_SHORT TASK_
Transcribe the listing verbatim. Do not carry over any pictures.

_RECORDED INFORMATION_

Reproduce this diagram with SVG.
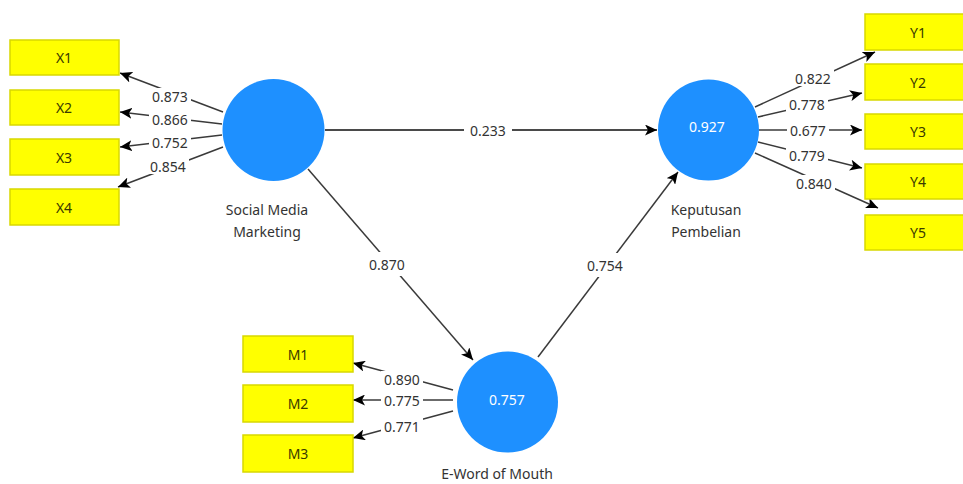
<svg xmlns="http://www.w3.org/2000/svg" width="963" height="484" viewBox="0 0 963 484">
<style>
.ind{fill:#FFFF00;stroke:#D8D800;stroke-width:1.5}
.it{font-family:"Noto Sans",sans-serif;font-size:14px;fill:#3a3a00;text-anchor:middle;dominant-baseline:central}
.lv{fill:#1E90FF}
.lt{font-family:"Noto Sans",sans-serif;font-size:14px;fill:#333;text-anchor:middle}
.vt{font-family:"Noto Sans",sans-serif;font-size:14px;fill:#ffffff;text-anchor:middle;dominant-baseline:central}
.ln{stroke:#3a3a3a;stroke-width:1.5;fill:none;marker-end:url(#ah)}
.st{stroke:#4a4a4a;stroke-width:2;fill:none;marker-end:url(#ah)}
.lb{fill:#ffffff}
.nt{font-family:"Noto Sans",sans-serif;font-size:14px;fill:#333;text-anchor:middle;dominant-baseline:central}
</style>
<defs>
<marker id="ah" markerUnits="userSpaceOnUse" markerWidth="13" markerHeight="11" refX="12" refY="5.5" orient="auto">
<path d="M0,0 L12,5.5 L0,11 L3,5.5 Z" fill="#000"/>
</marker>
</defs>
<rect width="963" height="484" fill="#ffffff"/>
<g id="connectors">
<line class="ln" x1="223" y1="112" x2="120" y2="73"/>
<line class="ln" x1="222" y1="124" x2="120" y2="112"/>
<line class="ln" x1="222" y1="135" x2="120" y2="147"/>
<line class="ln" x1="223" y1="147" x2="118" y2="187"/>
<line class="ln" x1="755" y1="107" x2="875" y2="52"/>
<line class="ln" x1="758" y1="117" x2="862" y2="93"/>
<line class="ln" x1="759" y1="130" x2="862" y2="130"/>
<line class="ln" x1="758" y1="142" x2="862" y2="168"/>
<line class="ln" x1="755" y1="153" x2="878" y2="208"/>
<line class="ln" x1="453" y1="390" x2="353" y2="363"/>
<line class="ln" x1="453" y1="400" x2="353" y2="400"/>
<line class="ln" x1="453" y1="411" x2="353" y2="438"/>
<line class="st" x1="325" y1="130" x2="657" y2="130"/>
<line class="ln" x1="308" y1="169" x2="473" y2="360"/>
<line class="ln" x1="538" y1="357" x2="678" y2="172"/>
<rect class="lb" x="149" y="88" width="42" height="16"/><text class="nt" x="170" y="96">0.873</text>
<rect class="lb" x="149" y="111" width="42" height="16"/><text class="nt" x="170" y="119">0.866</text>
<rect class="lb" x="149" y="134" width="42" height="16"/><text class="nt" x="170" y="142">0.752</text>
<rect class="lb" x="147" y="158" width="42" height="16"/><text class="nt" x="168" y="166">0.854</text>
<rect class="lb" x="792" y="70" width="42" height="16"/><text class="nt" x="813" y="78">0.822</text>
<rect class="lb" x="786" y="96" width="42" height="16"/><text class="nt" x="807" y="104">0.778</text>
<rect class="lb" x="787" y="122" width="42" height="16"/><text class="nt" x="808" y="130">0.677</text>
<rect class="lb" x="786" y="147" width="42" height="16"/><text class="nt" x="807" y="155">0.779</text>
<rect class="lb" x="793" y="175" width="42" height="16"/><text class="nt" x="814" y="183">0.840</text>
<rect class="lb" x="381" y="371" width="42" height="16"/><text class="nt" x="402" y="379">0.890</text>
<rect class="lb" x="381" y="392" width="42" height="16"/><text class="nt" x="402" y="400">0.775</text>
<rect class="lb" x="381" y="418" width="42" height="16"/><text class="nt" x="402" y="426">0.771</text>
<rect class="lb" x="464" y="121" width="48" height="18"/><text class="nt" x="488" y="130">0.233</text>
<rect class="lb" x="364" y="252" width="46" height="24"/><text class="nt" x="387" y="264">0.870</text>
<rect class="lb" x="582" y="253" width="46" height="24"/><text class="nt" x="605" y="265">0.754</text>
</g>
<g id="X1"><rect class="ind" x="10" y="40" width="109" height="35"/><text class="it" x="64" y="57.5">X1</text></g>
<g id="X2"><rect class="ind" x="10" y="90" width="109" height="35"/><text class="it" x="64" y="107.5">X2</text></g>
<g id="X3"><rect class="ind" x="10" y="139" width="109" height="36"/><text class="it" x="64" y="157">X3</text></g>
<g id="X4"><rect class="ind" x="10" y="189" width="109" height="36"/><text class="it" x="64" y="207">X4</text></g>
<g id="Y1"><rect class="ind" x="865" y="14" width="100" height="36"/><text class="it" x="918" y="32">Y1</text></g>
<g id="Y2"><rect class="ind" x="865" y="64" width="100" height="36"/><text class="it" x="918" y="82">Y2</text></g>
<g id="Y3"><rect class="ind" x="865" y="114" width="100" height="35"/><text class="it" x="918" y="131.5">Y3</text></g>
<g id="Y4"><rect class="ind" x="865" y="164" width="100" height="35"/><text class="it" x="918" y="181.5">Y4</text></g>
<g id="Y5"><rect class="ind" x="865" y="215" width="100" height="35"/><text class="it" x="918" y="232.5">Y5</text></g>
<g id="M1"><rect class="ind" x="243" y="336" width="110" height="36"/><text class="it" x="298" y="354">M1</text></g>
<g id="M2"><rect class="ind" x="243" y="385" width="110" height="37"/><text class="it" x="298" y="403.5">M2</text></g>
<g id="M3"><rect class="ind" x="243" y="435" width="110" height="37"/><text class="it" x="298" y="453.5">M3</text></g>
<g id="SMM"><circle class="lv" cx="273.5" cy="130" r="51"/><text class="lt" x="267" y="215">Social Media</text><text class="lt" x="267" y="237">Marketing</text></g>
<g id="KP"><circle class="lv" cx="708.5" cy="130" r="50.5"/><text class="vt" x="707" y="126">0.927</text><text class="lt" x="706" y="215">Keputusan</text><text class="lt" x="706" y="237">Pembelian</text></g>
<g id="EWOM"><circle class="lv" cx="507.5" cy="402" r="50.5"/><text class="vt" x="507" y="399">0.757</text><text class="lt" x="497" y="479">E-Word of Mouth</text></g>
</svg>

_EXERCISE ANSWER_
Reproduce this diagram with SVG.
<svg xmlns="http://www.w3.org/2000/svg" width="963" height="484" viewBox="0 0 963 484">
<style>
.ind{fill:#FFFF00;stroke:#D8D800;stroke-width:1.5}
.it{font-family:"Noto Sans",sans-serif;font-size:14px;fill:#3a3a00;text-anchor:middle;dominant-baseline:central}
.lv{fill:#1E90FF}
.lt{font-family:"Noto Sans",sans-serif;font-size:14px;fill:#333;text-anchor:middle}
.vt{font-family:"Noto Sans",sans-serif;font-size:14px;fill:#ffffff;text-anchor:middle;dominant-baseline:central}
.ln{stroke:#3a3a3a;stroke-width:1.5;fill:none;marker-end:url(#ah)}
.st{stroke:#4a4a4a;stroke-width:2;fill:none;marker-end:url(#ah)}
.lb{fill:#ffffff}
.nt{font-family:"Noto Sans",sans-serif;font-size:14px;fill:#333;text-anchor:middle;dominant-baseline:central}
</style>
<defs>
<marker id="ah" markerUnits="userSpaceOnUse" markerWidth="13" markerHeight="11" refX="12" refY="5.5" orient="auto">
<path d="M0,0 L12,5.5 L0,11 L3,5.5 Z" fill="#000"/>
</marker>
</defs>
<rect width="963" height="484" fill="#ffffff"/>
<g id="connectors">
<line class="ln" x1="223" y1="112" x2="120" y2="73"/>
<line class="ln" x1="222" y1="124" x2="120" y2="112"/>
<line class="ln" x1="222" y1="135" x2="120" y2="147"/>
<line class="ln" x1="223" y1="147" x2="118" y2="187"/>
<line class="ln" x1="755" y1="107" x2="875" y2="52"/>
<line class="ln" x1="758" y1="117" x2="862" y2="93"/>
<line class="ln" x1="759" y1="130" x2="862" y2="130"/>
<line class="ln" x1="758" y1="142" x2="862" y2="168"/>
<line class="ln" x1="755" y1="153" x2="878" y2="208"/>
<line class="ln" x1="453" y1="390" x2="353" y2="363"/>
<line class="ln" x1="453" y1="400" x2="353" y2="400"/>
<line class="ln" x1="453" y1="411" x2="353" y2="438"/>
<line class="st" x1="325" y1="130" x2="657" y2="130"/>
<line class="ln" x1="308" y1="169" x2="473" y2="360"/>
<line class="ln" x1="538" y1="357" x2="678" y2="172"/>
<rect class="lb" x="149" y="88" width="42" height="16"/><text class="nt" x="170" y="96">0.873</text>
<rect class="lb" x="149" y="111" width="42" height="16"/><text class="nt" x="170" y="119">0.866</text>
<rect class="lb" x="149" y="134" width="42" height="16"/><text class="nt" x="170" y="142">0.752</text>
<rect class="lb" x="147" y="158" width="42" height="16"/><text class="nt" x="168" y="166">0.854</text>
<rect class="lb" x="792" y="70" width="42" height="16"/><text class="nt" x="813" y="78">0.822</text>
<rect class="lb" x="786" y="96" width="42" height="16"/><text class="nt" x="807" y="104">0.778</text>
<rect class="lb" x="787" y="122" width="42" height="16"/><text class="nt" x="808" y="130">0.677</text>
<rect class="lb" x="786" y="147" width="42" height="16"/><text class="nt" x="807" y="155">0.779</text>
<rect class="lb" x="793" y="175" width="42" height="16"/><text class="nt" x="814" y="183">0.840</text>
<rect class="lb" x="381" y="371" width="42" height="16"/><text class="nt" x="402" y="379">0.890</text>
<rect class="lb" x="381" y="392" width="42" height="16"/><text class="nt" x="402" y="400">0.775</text>
<rect class="lb" x="381" y="418" width="42" height="16"/><text class="nt" x="402" y="426">0.771</text>
<rect class="lb" x="464" y="121" width="48" height="18"/><text class="nt" x="488" y="130">0.233</text>
<rect class="lb" x="364" y="252" width="46" height="24"/><text class="nt" x="387" y="264">0.870</text>
<rect class="lb" x="582" y="253" width="46" height="24"/><text class="nt" x="605" y="265">0.754</text>
</g>
<g id="X1"><rect class="ind" x="10" y="40" width="109" height="35"/><text class="it" x="64" y="57.5">X1</text></g>
<g id="X2"><rect class="ind" x="10" y="90" width="109" height="35"/><text class="it" x="64" y="107.5">X2</text></g>
<g id="X3"><rect class="ind" x="10" y="139" width="109" height="36"/><text class="it" x="64" y="157">X3</text></g>
<g id="X4"><rect class="ind" x="10" y="189" width="109" height="36"/><text class="it" x="64" y="207">X4</text></g>
<g id="Y1"><rect class="ind" x="865" y="14" width="100" height="36"/><text class="it" x="918" y="32">Y1</text></g>
<g id="Y2"><rect class="ind" x="865" y="64" width="100" height="36"/><text class="it" x="918" y="82">Y2</text></g>
<g id="Y3"><rect class="ind" x="865" y="114" width="100" height="35"/><text class="it" x="918" y="131.5">Y3</text></g>
<g id="Y4"><rect class="ind" x="865" y="164" width="100" height="35"/><text class="it" x="918" y="181.5">Y4</text></g>
<g id="Y5"><rect class="ind" x="865" y="215" width="100" height="35"/><text class="it" x="918" y="232.5">Y5</text></g>
<g id="M1"><rect class="ind" x="243" y="336" width="110" height="36"/><text class="it" x="298" y="354">M1</text></g>
<g id="M2"><rect class="ind" x="243" y="385" width="110" height="37"/><text class="it" x="298" y="403.5">M2</text></g>
<g id="M3"><rect class="ind" x="243" y="435" width="110" height="37"/><text class="it" x="298" y="453.5">M3</text></g>
<g id="SMM"><circle class="lv" cx="273.5" cy="130" r="51"/><text class="lt" x="267" y="215">Social Media</text><text class="lt" x="267" y="237">Marketing</text></g>
<g id="KP"><circle class="lv" cx="708.5" cy="130" r="50.5"/><text class="vt" x="707" y="126">0.927</text><text class="lt" x="706" y="215">Keputusan</text><text class="lt" x="706" y="237">Pembelian</text></g>
<g id="EWOM"><circle class="lv" cx="507.5" cy="402" r="50.5"/><text class="vt" x="507" y="399">0.757</text><text class="lt" x="497" y="479">E-Word of Mouth</text></g>
</svg>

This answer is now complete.